Landrieu: Senate Approves Naming of Abbeville Post Office After Sergeant Richard Franklin Abshire
Sergeant Abshire was Highest Decorated Veteran of Vietnam War from Vermilion Parish
WASHINGTON - U.S. Senator Mary L. Landrieu, D-La., announced that the Senate today has approved legislation to honor a Vermilion Parish Vietnam War hero by naming the Abbeville postal facility in Vermillion Parish the "Sergeant Richard Franklin Abshire Post Office Building."
H.R. 3212 was introduced in the House by Congressman Charles Boustany, R-La., whose district includes Abbeville and Vermilion Parish. Sergeant Abshire, the highest decorated veteran of the Vietnam War from Vermilion Parish, was killed in active duty on May 2, 1968.
"I commend Congressman Boustany for introducing this legislation that will honor one of Louisiana's war heroes - a man who made the ultimate sacrifice in defense of our country," Sen. Landrieu said. "I was honored to help shepherd this bill through the Senate. With the naming of the Abbeville Post Office in honor of Sergeant Abshire, generations of Louisianians will now have the opportunity to learn of and appreciate his courageous service."
Sergeant Abshire was presented the Navy Cross posthumously by the President of the United States, with a citation written by then-Secretary of the Navy Paul R. Ignatius, who said:
"For extraordinary heroism while serving as a Platoon Sergeant with Company G, Second Battalion, Fourth Marines, Ninth Marine Amphibious Brigade in connection with operations against the enemy in the Republic of Vietnam. On 2 May 1968, Sergeant ABSHIRE's unit and another company launched a coordinated attack against a well entrenched North Vietnamese Army force occupying the village of Dinh To in Quang Tri Province. As the Marines entered the village, they began receiving a heavy volume of small arms and automatic weapons fire which wounded numerous men and temporarily halted the lead platoons of each company. Directed to establish a defensive perimeter, Sergeant ABSHIRE immediately deployed his men into advantageous firing positions and commenced directing a heavy volume of accurate fire into the enemy emplacements. As the intensity of the hostile fire increased, it became apparent that the North Vietnamese soldiers were preparing to launch a counterattack. Rapidly obtaining hand grenades from his Marines, Sergeant ABSHIRE boldly exposed himself to the enemy forced forming on line for the assault.
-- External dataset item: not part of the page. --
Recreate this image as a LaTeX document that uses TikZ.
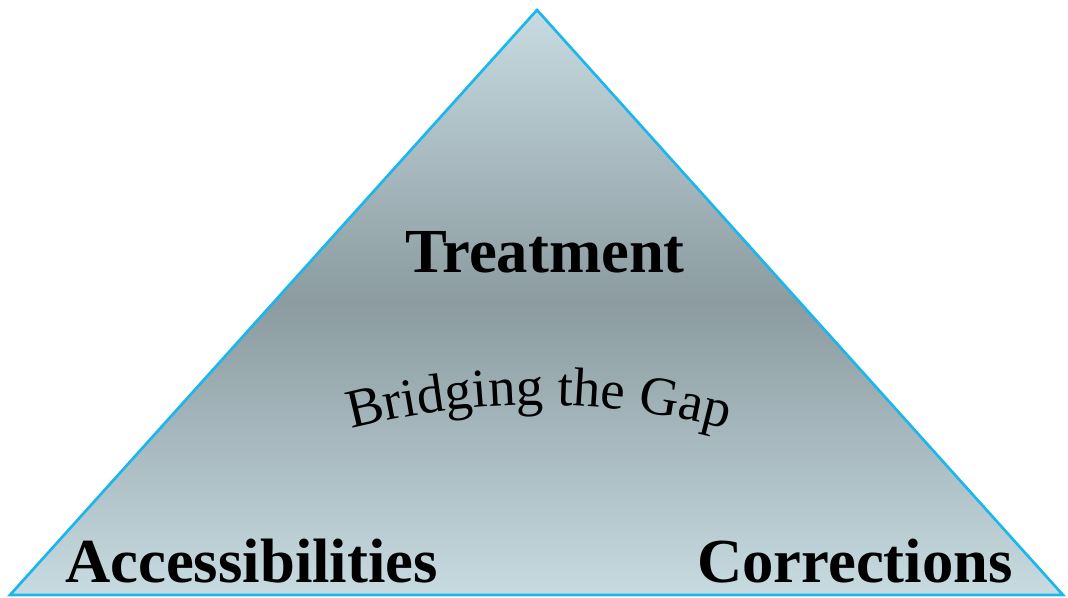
\documentclass[tikz,border=0pt]{standalone}
\usepackage{fontspec}
\setmainfont{Liberation Serif}
\usetikzlibrary{decorations.text}
\definecolor{edgeblue}{HTML}{1CB6EE}
\definecolor{paletop}{HTML}{C7DBE1}
\definecolor{midgrey}{HTML}{8B9BA0}
\begin{document}
\begin{tikzpicture}[x=0.75pt,y=0.75pt]
    \useasboundingbox (0,0) rectangle (1068,598);
    \begin{scope}
        \coordinate (top) at (537,588);
        \coordinate (left) at (10,3);
        \coordinate (right) at (1063,3);
        \shade[top color=paletop, bottom color=paletop, middle color=midgrey] (top) -- (left) -- (right) -- cycle;
        \draw[edgeblue, line width=2pt, line join=miter] (top) -- (left) -- (right) -- cycle;
    \end{scope}
    \begin{scope}
        \tikzstyle{every node}=[text=black, inner sep=0pt, font=\fontsize{47}{50}\selectfont\bfseries]
        \node[anchor=base] (treat) at (545,325) {Treatment};
        \node[anchor=base west] (access) at (65,15) {Accessibilities};
        \node[anchor=base east] (correct) at (1013,15) {Corrections};
    \end{scope}
    \path[decorate, decoration={text along path, text align=center,
        text={|\fontsize{41}{44}\selectfont|Bridging the Gap}}]
        (341,166) .. controls (470,202) and (610,202) .. (737,166);
\end{tikzpicture}
\end{document}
Fearlessly maneuvering across the fire-swept terrain, he threw several grenades into the midst of the hostile soldiers, temporarily disrupting their attack. Returning to his unit, he moved from position to position, shouting words of encouragement to his men and pinpointing hostile targets. Upon becoming dangerously low of ammunition, he ordered his Marines to withdraw and resolutely provided covering fire, which enabled his men to reach positions of relative safety. After expending his ammunition, he was attempting to rejoin his unit when he was mortally wounded by a burst of enemy fire. By his superior leadership, intrepid fighting spirit and selfless devotion to duty, Sergeant ABSHIRE inspired all those who observed him and upheld the highest traditions of the Marine Corps and of the United States Naval Service. He gallantly gave his life in the service of his country."